Sony już świętuje nowy rok. Niezła platformówka i najnowszy Need for Speed w PS Plusie Essential w styczniu 2026
Avatar photo
Sam Goldman
A na deser w PS Plusie znajdzie się coś dla miłośników Terrarii i Stardew Valley.

Myśleliście, że to już koniec wieści w tym roku? Gdzie tam – Sony postanowiło zrobić niespodziankę i na finiszu 2025 roku przedstawić zawartość styczniowego PS Plusa Essential. W grudniu można było zgarnąć m.in. najnowszego Outlasta i Killing Floor 3. Początek roku stawia na nieco inny klimat, ale też jest się czym bawić. Na pierwszy ogień idzie genialna gra nieocenionego Warrena Spectora, czyli…

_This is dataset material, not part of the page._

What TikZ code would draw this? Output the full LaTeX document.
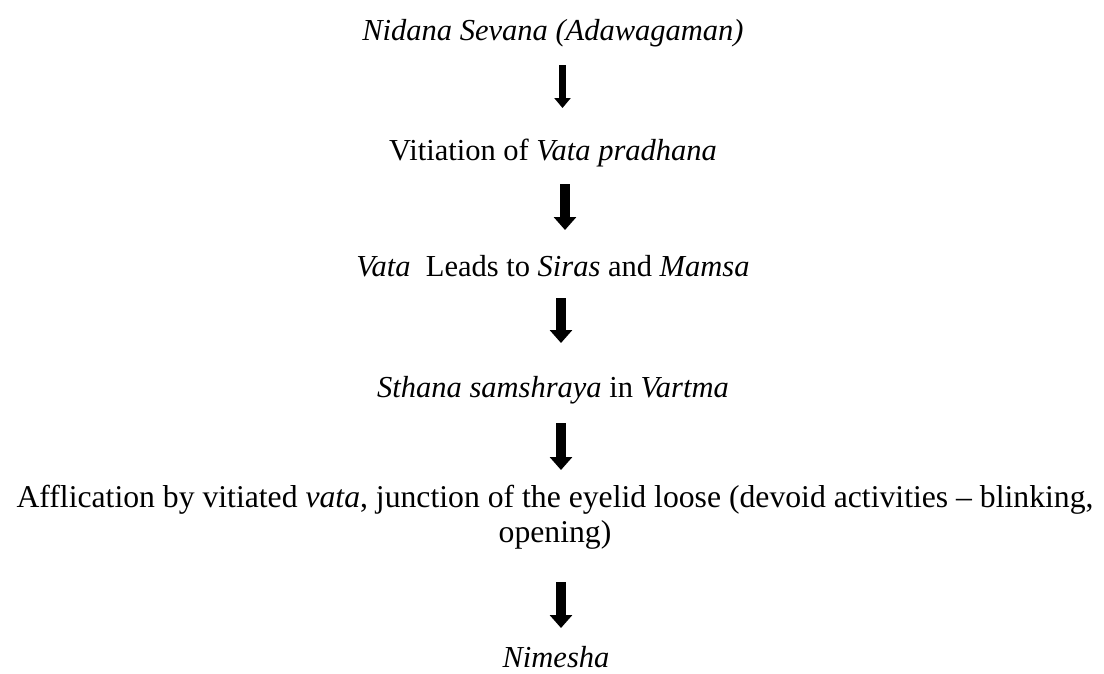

Disney Epic Mickey: Rebrushed

Platformówka z Mikim w roli głównej wysyła nas na w podróż po królestwie zamieszkanym przez zapomniane postacie Disneya. Miki ma pędzel oraz rozcieńczalnik, którymi może oddziaływać na otaczającą go rzeczywistość i w zasadzie to jest główna sztuczka tej produkcji. Dziś to trochę mało, ale w 2010 tytuł ukazał się na Wii, gdzie sprawdzał się całkiem nieźle, choć nie był grą wybitną. Rebrushed, czyli zeszłoroczny remake, spróbował przenieść czternastoletniego klasyka na współczesne sprzęty. Właściwie się udało, chociaż tu i ówdzie widać pewne niedoskonałości, czyniące z Disney Epic Mickey: Rebrushed poprawnego, ale niekoniecznie doskonałego platformera.

Recenzja Disney Epic Mickey: Rebrushed.

Need for Speed Unbound

Seria Need for Speed (nie?)szczęśliwie trafiła na półkę, gdzie prawdopodobnie spędzi nieco więcej czasu przed powrotem. Po ostatniej części o podtytule Unbound może to i dobrze – produkcja rozkręcała się powoli, a zmiany gameplayowe nie zostały przyjęte najlepiej. Sporo kontrowersji w okolicach premiery wzbudził też styl graficzny z dodatkowymi, aczkolwiek możliwymi do wyłączenia efektami. Czy po 3 latach od premiery warto się jeszcze Unboundem zainteresować? Jeśli lubicie arcade’owe wyścigi, to jak najbardziej tak.

Recenzja Need for Speed Unbound.

Core Keeper

Coś dla fanów kooperacyjnego górnictwa w przepastnych jaskiniach pełnych skarbów. Można grać solo, można w ekipie maksymalnie 8 osób, a zabawa przypomina skrzyżowanie Terrarii ze Stardew Valley oraz retro odsłonami Zeldy. Jest tu sporo frajdy, ale i sporo grindowania – fani tego rodzaju produkcji przez pierwsze godziny mogą być oczarowani licznymi możliwościami.

Styczniowa oferta PS Plusa jest bardzo zróżnicowana gatunkowo, ale czy warta uwagi? To już musicie ocenić sami. Wszystkie trzy tytuły będą dostępne już od 6 stycznia, więc macie jeszcze chwilę, by sprawdzić grudniowy zestaw gier.